* **Data block**

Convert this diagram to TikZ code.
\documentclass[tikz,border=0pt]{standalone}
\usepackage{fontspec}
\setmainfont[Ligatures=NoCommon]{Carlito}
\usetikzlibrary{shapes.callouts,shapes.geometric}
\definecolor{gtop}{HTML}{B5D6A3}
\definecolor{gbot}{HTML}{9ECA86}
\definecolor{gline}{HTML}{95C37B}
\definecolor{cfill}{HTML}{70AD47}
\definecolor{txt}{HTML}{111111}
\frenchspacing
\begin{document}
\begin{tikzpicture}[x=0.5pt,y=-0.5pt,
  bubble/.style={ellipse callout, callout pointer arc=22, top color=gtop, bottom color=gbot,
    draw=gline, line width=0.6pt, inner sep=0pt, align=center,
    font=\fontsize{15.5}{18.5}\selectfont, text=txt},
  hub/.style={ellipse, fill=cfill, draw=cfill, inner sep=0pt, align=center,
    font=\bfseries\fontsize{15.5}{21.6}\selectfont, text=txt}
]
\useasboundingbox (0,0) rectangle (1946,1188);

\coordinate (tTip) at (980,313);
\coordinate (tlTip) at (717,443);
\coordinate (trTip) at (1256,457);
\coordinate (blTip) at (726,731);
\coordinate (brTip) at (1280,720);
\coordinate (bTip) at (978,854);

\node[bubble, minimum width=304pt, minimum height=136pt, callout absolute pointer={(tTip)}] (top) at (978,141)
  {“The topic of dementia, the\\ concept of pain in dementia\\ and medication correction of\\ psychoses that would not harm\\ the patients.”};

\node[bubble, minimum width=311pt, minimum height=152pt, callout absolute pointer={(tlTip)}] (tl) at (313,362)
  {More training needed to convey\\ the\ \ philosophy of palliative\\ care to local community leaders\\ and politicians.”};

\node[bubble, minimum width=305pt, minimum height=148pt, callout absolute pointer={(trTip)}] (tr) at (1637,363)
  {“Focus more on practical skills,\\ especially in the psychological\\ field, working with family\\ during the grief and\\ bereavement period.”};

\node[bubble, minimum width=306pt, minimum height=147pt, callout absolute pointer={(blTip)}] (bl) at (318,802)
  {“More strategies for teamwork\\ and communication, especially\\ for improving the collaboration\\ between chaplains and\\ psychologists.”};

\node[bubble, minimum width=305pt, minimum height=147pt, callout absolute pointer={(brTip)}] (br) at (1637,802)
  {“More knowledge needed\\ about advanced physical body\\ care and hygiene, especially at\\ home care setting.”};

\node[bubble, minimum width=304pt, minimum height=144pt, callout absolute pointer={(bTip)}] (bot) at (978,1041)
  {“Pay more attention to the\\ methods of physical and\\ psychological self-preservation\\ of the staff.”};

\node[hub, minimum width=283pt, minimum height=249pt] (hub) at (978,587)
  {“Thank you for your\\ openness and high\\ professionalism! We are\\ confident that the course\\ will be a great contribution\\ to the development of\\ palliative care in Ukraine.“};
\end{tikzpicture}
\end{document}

* **Your instructions**
Look at the material above and copy, word for word, its lines from the first through the one containing "(0,0) rectangle (1946,1188);".

* **Task answer**
Convert this diagram to TikZ code.
\documentclass[tikz,border=0pt]{standalone}
\usepackage{fontspec}
\setmainfont[Ligatures=NoCommon]{Carlito}
\usetikzlibrary{shapes.callouts,shapes.geometric}
\definecolor{gtop}{HTML}{B5D6A3}
\definecolor{gbot}{HTML}{9ECA86}
\definecolor{gline}{HTML}{95C37B}
\definecolor{cfill}{HTML}{70AD47}
\definecolor{txt}{HTML}{111111}
\frenchspacing
\begin{document}
\begin{tikzpicture}[x=0.5pt,y=-0.5pt,
  bubble/.style={ellipse callout, callout pointer arc=22, top color=gtop, bottom color=gbot,
    draw=gline, line width=0.6pt, inner sep=0pt, align=center,
    font=\fontsize{15.5}{18.5}\selectfont, text=txt},
  hub/.style={ellipse, fill=cfill, draw=cfill, inner sep=0pt, align=center,
    font=\bfseries\fontsize{15.5}{21.6}\selectfont, text=txt}
]
\useasboundingbox (0,0) rectangle (1946,1188);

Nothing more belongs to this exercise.